[Haskell-cafe] Re: Quest for inheritance
Andre Pang
ozone at algorithm.com.au
Tue Jun 7 16:36:03 EDT 2005
On 06/06/2005, at 3:47 PM, Cédric Paternotte wrote:
>> Manuel Chakravarty and I also wrote a paper titled "Interfacing
>> Haskell to Object-Oriented Languages" that you might find useful:
>>
>
> I've been reading it and from what I understood the technique you've
> come up with is used to model foreign OO language hierarchies so that
> Haskell can interface with them. My question is can you use it to code
> in Haskell in a OO way or is it just meant to provide bridges to these
> foreign OO objects ?
>
I don't think there's any real barrier to coding Haskell in an OO
way, though my personal motivation for the paper was really to use it
as a primitive bridging layer, and build a more functional interface
on top of it. wxHaskell is a good example of this: it provides a
more Haskell-like interface on top of a basic layer to wxWidgets via
a layer named wxCore. Note that Mocha (which is discussed in the
paper) has been succeeded by HOC: <http://hoc.sf.net/>, although
that's probably of serious interest to you if you have a Mac.
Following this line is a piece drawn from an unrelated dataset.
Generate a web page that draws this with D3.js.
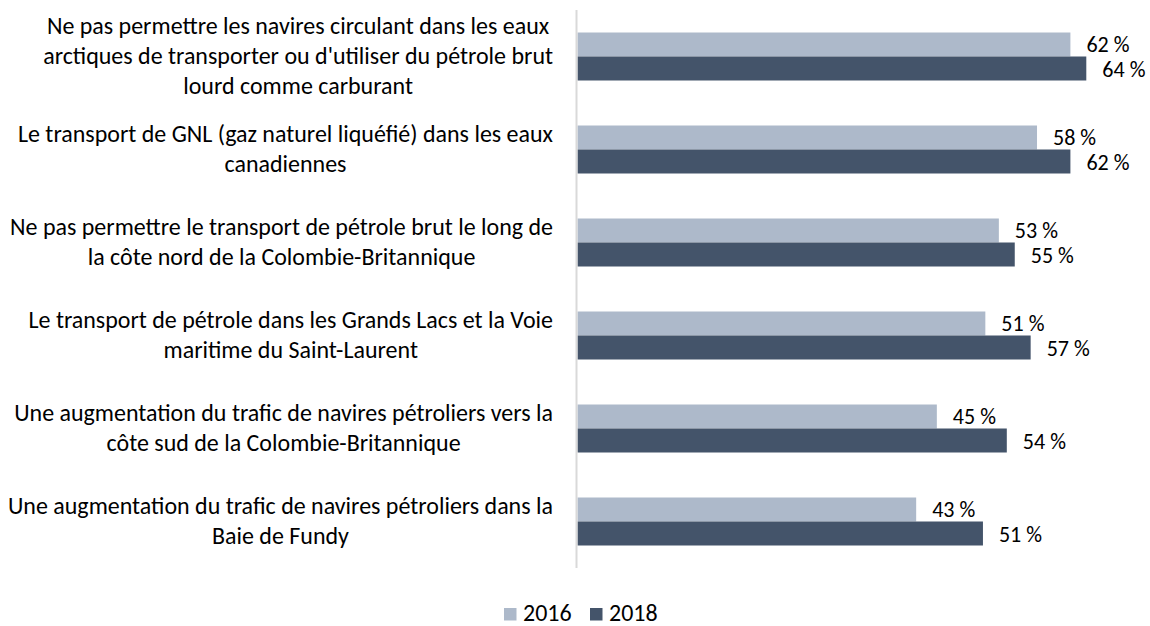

> I noticed most examples in the paper were related to the matters of
> interfacing. Or is it more than that ? Could you, for instance, craft
> a version of, say, the Shapes example with this approach ?
>
You could definitely craft up a Shapes example with the interfaces
presented in the paper; if you think of an OO library that exports
Shapes as a public API, then making an interface to this library vs
crafting the Shapes example is the same thing.